We spent the entire day today at the nearby Okefenokee State Park & Wildlife Refuge. It costs $5 for one weeks entry in a vehicle which is pretty good for the finances. I think our family could easily spend a week there, if we weren't moving on tomorrow. We took the first option as we came into the park, which was a scenic drive with various stop offs and walkways along the way. Perfect for our family, as it means we can take the home and food (and toilet) with us. We enjoyed ourselves so much that we completely lost track of time and didn't realise that the park had closed!

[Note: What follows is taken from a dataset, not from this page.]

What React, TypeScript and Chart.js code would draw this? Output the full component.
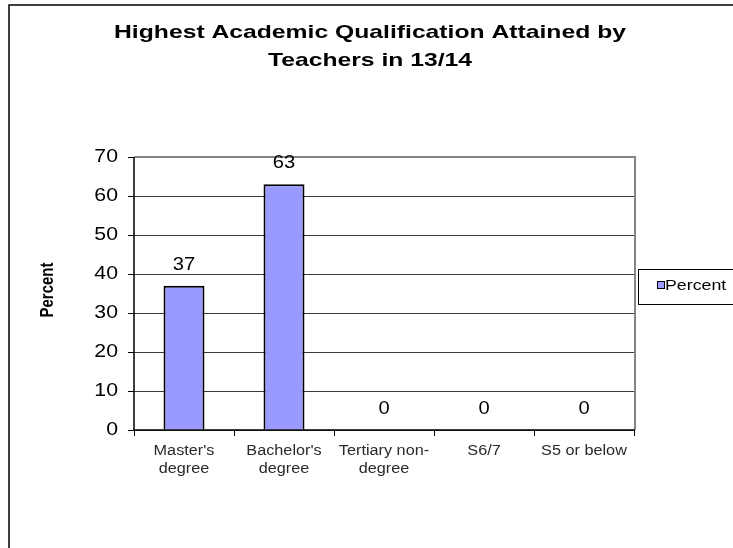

We spotted a few wild alligators in various parts of the swamp, which was exciting. Half way round the drive there is a short walk to a real old homestead house. The sign on the door reads "Dedicated to the Chesser Family, in honour of the character and lifestyle of all settlers of the Okefenokee". The Chesser family built the 5 bedroom house entirely from wood in 10 weeks. They grew their own vegetables, kept their own animals and made syrup to sell. They were entirely self sufficient, with their 7 children, but both parents also held down full time jobs. There was a guide sitting in a rocking chair at the door, and no other visitors were around, so he sat and told us all about the family and the house. Then we went inside for a walk around. We all really enjoyed this. The kids enjoyed looking in the bedrooms, whilst Dan liked all the outside barns and out sheds. We saw how the family made their own sugar from sugar cane, and maple syrup from the trees nearby. The house and gardens were just idyllic. I could so easily live there!

We drove on a bit and stopped at the board walk. This is a 2 mile round walk on a boardwalk through the swamp. The area we walked through was so deathly silent (when the kids stopped making noise long enough for us to hear the silence). There were various areas along the walk to sit and enjoy the view, but best of all was the tall viewing tower at the end. We passed a man who told us he had found two huge alligators in the swamp, and that he'd left the binoculars in the viewing tower pointing at them, so that we could see them too. And right enough, they were pretty big ones. The scenery at the top of the tower was breath taking. But the kids were behaving like wild things by this point, so I took them back to the RV and let Dan enjoy the silence up there for a while. It was at this point, when we got back to the RV, that we realised the time, and that the park had closed!

On the way back to the RV park we stopped at the Folkston Funnel to view the trains. However, despite one coming past our RV park every 3 minutes, not a single train came past the entire 40 minutes that we sat there!

Tomorrow morning we are heading up to Jackson, and staying at a gorgeous RV park there called High Falls State Park, for 2 nights.